Exposes four thesis tools over stdio for Claude Code, OpenCode, and any MCP-aware client:
| Tool | Description |
|---|---|
thesis_research |
Run the full research pipeline |
thesis_critique |
Critique an idea or draft |
thesis_verify_citation |
Look up a DOI via CrossRef |
thesis_search_papers |
Quick arXiv / Semantic Scholar keyword search |
Claude Code — add to ~/.claude/mcp.json or a project-level .mcp.json:
{
"mcpServers": {
"thesis-assistant": {
"command": "/absolute/path/to/.venv/bin/python",
"args": ["-m", "apps.mcp_server.main"]
}
}
}OpenCode — add to ~/.config/opencode/opencode.json:
{
"mcp": {
"thesis-assistant": {
"type": "local",
"command": [
"bash", "-lc",
"cd /absolute/path/to/openworkers && docker compose run --rm -i mcp"
]
}
}
}Replace /absolute/path/to/openworkers with your local checkout path.
docker compose build
docker compose up -d redis qdrant
docker compose run --rm cli python -m apps.cli.main research "your question"cli and mcp services live behind the tools profile and start on demand. .env is mounted automatically.

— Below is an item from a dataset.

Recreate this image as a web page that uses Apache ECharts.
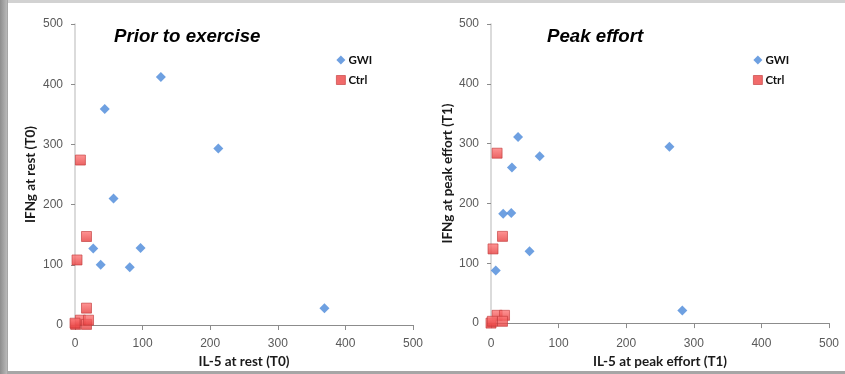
<!DOCTYPE html>
<html>
<head>
<meta charset="utf-8">
<script src="https://cdn.jsdelivr.net/npm/echarts@6/dist/echarts.min.js"></script>
<style>
  html, body { margin: 0; padding: 0; background: #fff; }
  #chart { width: 845px; height: 374px; }
</style>
</head>
<body>
<div id="chart"></div>
<script>
// Axis ticks shared by both panels
const axisTicks = [0, 100, 200, 300, 400, 500];

// Panel titles and axis names
const panelTitles = ['Prior to exercise', 'Peak effort'];
const xNames = ['IL-5 at rest (T0)', 'IL-5 at peak effort (T1)'];
const yNames = ['IFNg at rest (T0)', 'IFNg at peak effort (T1)'];
const groupNames = ['GWI', 'Ctrl'];

// Resting values (T0)
const gwiRestIL5  = [127, 44, 212, 57, 27, 97, 38, 81, 369];
const gwiRestIFNg = [412, 359, 293, 210, 127, 128, 100, 96, 28];
const ctrlRestIL5  = [8, 17, 3, 17, 1, 8, 17, 20, 0];
const ctrlRestIFNg = [274, 147, 108, 28, 1, 8, 1, 8, 3];

// Peak effort values (T1)
const gwiPeakIL5  = [40, 264, 72, 31, 18, 30, 57, 7, 283];
const gwiPeakIFNg = [311, 295, 279, 260, 183, 184, 120, 88, 21];
const ctrlPeakIL5  = [9, 17, 3, 9, 20, 17, 0, 2];
const ctrlPeakIFNg = [284, 145, 124, 13, 13, 3, 0, 3];

const pairs = (xs, ys) => xs.map((x, i) => [x, ys[i]]);

const chart = echarts.init(document.getElementById('chart'), null, { renderer: 'canvas' });

const tickFont = { color: '#595959', fontSize: 12, fontFamily: 'Liberation Sans' };
const nameFont = { color: '#1a1a1a', fontSize: 13.5, fontWeight: 'bold', fontFamily: 'Lato' };

function xAxisFor(idx, gap, labelMargin) {
  return {
    gridIndex: idx, type: 'value', min: axisTicks[0], max: axisTicks[axisTicks.length - 1], interval: 100,
    name: xNames[idx], nameLocation: 'middle', nameGap: gap, nameTextStyle: nameFont,
    axisLine: { show: true, onZero: false, lineStyle: { color: '#8c8c8c', width: 1 } },
    axisTick: { show: true, inside: false, length: 5, lineStyle: { color: '#8c8c8c' } },
    axisLabel: Object.assign({ margin: labelMargin }, tickFont),
    splitLine: { show: false }
  };
}
function yAxisFor(idx, gap) {
  return {
    gridIndex: idx, type: 'value', min: axisTicks[0], max: axisTicks[axisTicks.length - 1], interval: 100,
    name: yNames[idx], nameLocation: 'middle', nameGap: gap, nameTextStyle: nameFont,
    axisLine: { show: true, onZero: false, lineStyle: { color: '#cfcfcf', width: 1.5 } },
    axisTick: { show: true, inside: false, length: 4, lineStyle: { color: '#8c8c8c' } },
    axisLabel: Object.assign({ margin: 12 }, tickFont),
    splitLine: { show: false }
  };
}

const gwiStyle = { color: '#4a88d9' };
const ctrlStyle = {
  color: new echarts.graphic.LinearGradient(0, 0, 0, 1, [
    { offset: 0, color: '#ff7a7a' },
    { offset: 1, color: '#e53a3a' }
  ]),
  borderColor: '#c23a3a', borderWidth: 0.8
};

function legendAt(left) {
  return {
    left: left, top: 49, orient: 'vertical', itemGap: 8, itemWidth: 9, itemHeight: 9,
    selectedMode: false,
    textStyle: { color: '#111', fontSize: 11.5, fontWeight: 'bold', fontFamily: 'Lato', padding: [0, 0, 0, -2] },
    data: [
      { name: groupNames[0], icon: 'diamond', itemStyle: { color: '#4a88d9' } },
      { name: groupNames[1], icon: 'rect', itemStyle: { color: '#ee4545', borderColor: '#c23a3a', borderWidth: 0.8 } }
    ]
  };
}

chart.setOption({
  backgroundColor: '#ffffff',
  animation: false,
  graphic: [
    // page frame: grey strip on the left, thin bands top and bottom
    { type: 'rect', left: 0, top: 0, shape: { width: 845, height: 3 }, style: { fill: '#d2d2d2' } },
    { type: 'rect', left: 0, top: 371, shape: { width: 845, height: 3 }, style: { fill: '#a6a6a6' } },
    {
      type: 'rect', left: 0, top: 0, shape: { width: 8, height: 374 },
      style: {
        fill: new echarts.graphic.LinearGradient(0, 0, 1, 0, [
          { offset: 0, color: '#8e8e8e' },
          { offset: 0.85, color: '#b8b8b8' },
          { offset: 1, color: '#9a9a9a' }
        ])
      }
    }
  ],
  title: [
    { text: panelTitles[0], left: 109, top: 22, textStyle: { fontFamily: 'Liberation Sans', fontSize: 18.7, fontStyle: 'italic', fontWeight: 'bold', color: '#000' } },
    { text: panelTitles[1], left: 542, top: 22, textStyle: { fontFamily: 'Liberation Sans', fontSize: 18.7, fontStyle: 'italic', fontWeight: 'bold', color: '#000' } }
  ],
  legend: [legendAt(331), legendAt(748)],
  grid: [
    { left: 75, top: 24, width: 338, height: 302 },
    { left: 491, top: 24, width: 338, height: 300 }
  ],
  xAxis: [xAxisFor(0, 30, 13), xAxisFor(1, 31, 15)],
  yAxis: [yAxisFor(0, 37), yAxisFor(1, 36)],
  series: [
    { name: groupNames[0], type: 'scatter', xAxisIndex: 0, yAxisIndex: 0, symbol: 'diamond', symbolSize: 10, itemStyle: gwiStyle, data: pairs(gwiRestIL5, gwiRestIFNg), z: 3, clip: false },
    { name: groupNames[1], type: 'scatter', xAxisIndex: 0, yAxisIndex: 0, symbol: 'rect', symbolSize: 10, itemStyle: ctrlStyle, data: pairs(ctrlRestIL5, ctrlRestIFNg), z: 4, clip: false },
    { name: groupNames[0], type: 'scatter', xAxisIndex: 1, yAxisIndex: 1, symbol: 'diamond', symbolSize: 10, itemStyle: gwiStyle, data: pairs(gwiPeakIL5, gwiPeakIFNg), z: 3, clip: false },
    { name: groupNames[1], type: 'scatter', xAxisIndex: 1, yAxisIndex: 1, symbol: 'rect', symbolSize: 10, itemStyle: ctrlStyle, data: pairs(ctrlPeakIL5, ctrlPeakIFNg), z: 4, clip: false }
  ]
});
</script>
</body>
</html>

Start the async HTTP interface:
uvicorn apps.api.main:app --reloadPer-IP rate limiting is enabled by default (60 req/min, 1000 req/hour). Configure via API_RATE_LIMIT_* env vars or set API_RATE_LIMIT_ENABLED=false to disable.
Interactive docs at http://localhost:8000/docs.
| Method | Path | Description |
|---|---|---|
GET |
/health |
Health check |
POST |
/tasks/ |
Submit a research task → {task_id, status: "queued"} |
GET |
/tasks/ |
List all tasks |
GET |
/tasks/{task_id} |
Poll task status and result |
DELETE |
/tasks/{task_id} |
Remove a completed or failed task |
# Submit
curl -s -X POST http://localhost:8000/tasks/ \
-H "Content-Type: application/json" \
-d '{"query": "Does retrieval-augmented generation improve factuality?", "discipline": "computer_science"}'
# Poll
curl -s http://localhost:8000/tasks/abc-123 | jq '.status'pytest tests/ -v
ruff check . && black --check .
mypy core/ providers/ --strict --ignore-missing-importsRead AGENTS.md before touching code. See CONTRIBUTING.md for the full workflow.